The meaning of 'Proxy' is that we have so much less face-to-face, one-on-one interaction with people these days.  Instead of giving you the human touch you're reaching out for, I'm offering you a gesture or substitute for that action.  I'm checking in, touching base, getting the latest scoop through emails, texts, phone calls, and the like.  But I'm not having to actually see you in person.  And hopefully it's obvious that I was inspired by the iconic imagery of a section of Michaelangelo's Sistine Chapel.  I first intended to use a handshake in the composition.  That's another action that has to be done in person.  But as I deliberated, I thought of the (almost) touching fingertips between Adam and God.  That seemed very appropriate, and more ethereal of an image, something I'd rather look at for any length of time.  I didn't copy the exact hand gestures, nor did I put cracks in the wall or use any further ties to the Chapel ceiling, other than choosing a bluish color for the background.

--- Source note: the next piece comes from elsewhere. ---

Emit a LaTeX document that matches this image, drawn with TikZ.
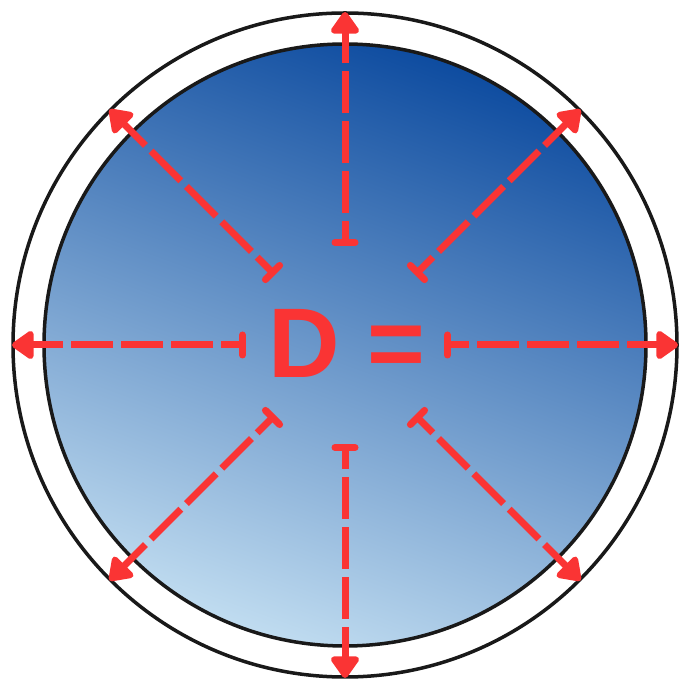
\documentclass[tikz,border=0pt]{standalone}
\usepackage{fontspec}
\setmainfont{Liberation Sans}
\usetikzlibrary{arrows.meta}
\definecolor{arrowred}{RGB}{250,52,52}
\definecolor{blueDark}{RGB}{14,76,160}
\definecolor{blueLight}{RGB}{192,220,240}
\begin{document}
\begin{tikzpicture}[x=1pt,y=1pt,
  ring/.style={draw=black!90, line width=3.5pt},
  ray/.style={draw=arrowred, line width=7pt, dash pattern=on 42pt off 8pt, dash phase=22pt,
    {Bar[width=20pt,round]}-{Triangle[length=24pt,width=32pt,round]}},
  label/.style={text=arrowred, font=\bfseries\fontsize{99}{99}\selectfont, inner sep=0pt}]
\useasboundingbox (0,0) rectangle (690,690);
\coordinate (c) at (345,345);
\draw[ring] (c) circle[radius=332];
\shade[top color=blueDark, bottom color=blueLight, shading angle=-20] (c) circle[radius=301];
\draw[ring] (c) circle[radius=301];
\foreach \a in {0,45,...,315}{
  \path (c) ++(\a:99) coordinate (s\a);
  \path (c) ++(\a:333) coordinate (e\a);
  \draw[ray] (s\a) -- (e\a);
}
\node[label] (eq) at (347,347) {D =};
\end{tikzpicture}
\end{document}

Now I'm on to my next piece, which will be titled something like 'Exaggeration', or 'Imagination'.  The state of it in this photo doesn't allow you much information, only being the watercolor under-painting.  Remember, I said 'sloppy'!  It's a hand grasping a wasps' nest (which I found in our chicken pen).  I'll have to super-impose wasps on the nest, since there were none actually attached.  The shadow that's being cast from the nest will show the outlines of the wasps as fire-breathing dragons, though it will be quite subtle, and could get missed at first glance.  This piece should come to fruition more quickly, being only 12x12.  I used to hate showing anyone my work until it was finished, but lately, it is fun to divulge the lowly beginnings of what eventually turns into something much better.  Again, sorry for the sad photo here, but you get the gist of it.

...and after that piece, I'll draw a pair of hands (mine) holding several shells.  The oh-so-brilliant tongue-twisting title will be 'She Shows Sea Shells'  (smiley face!).  And after that, a large piece (MORE hands, of course) called 'Champagne and Sweet Tea', will show a woman and man toasting those respective drinks.  They will be holding a flute and a mason jar, so the contrast is obvious, even though we won't see their faces, or much more than their sleeves.  A city gals and her cowboy, perhaps?  NOW.... I've said it....I've made my plans known, so I HAVE to do them!  Keep me accountable.  I'll check back in when progress has been made.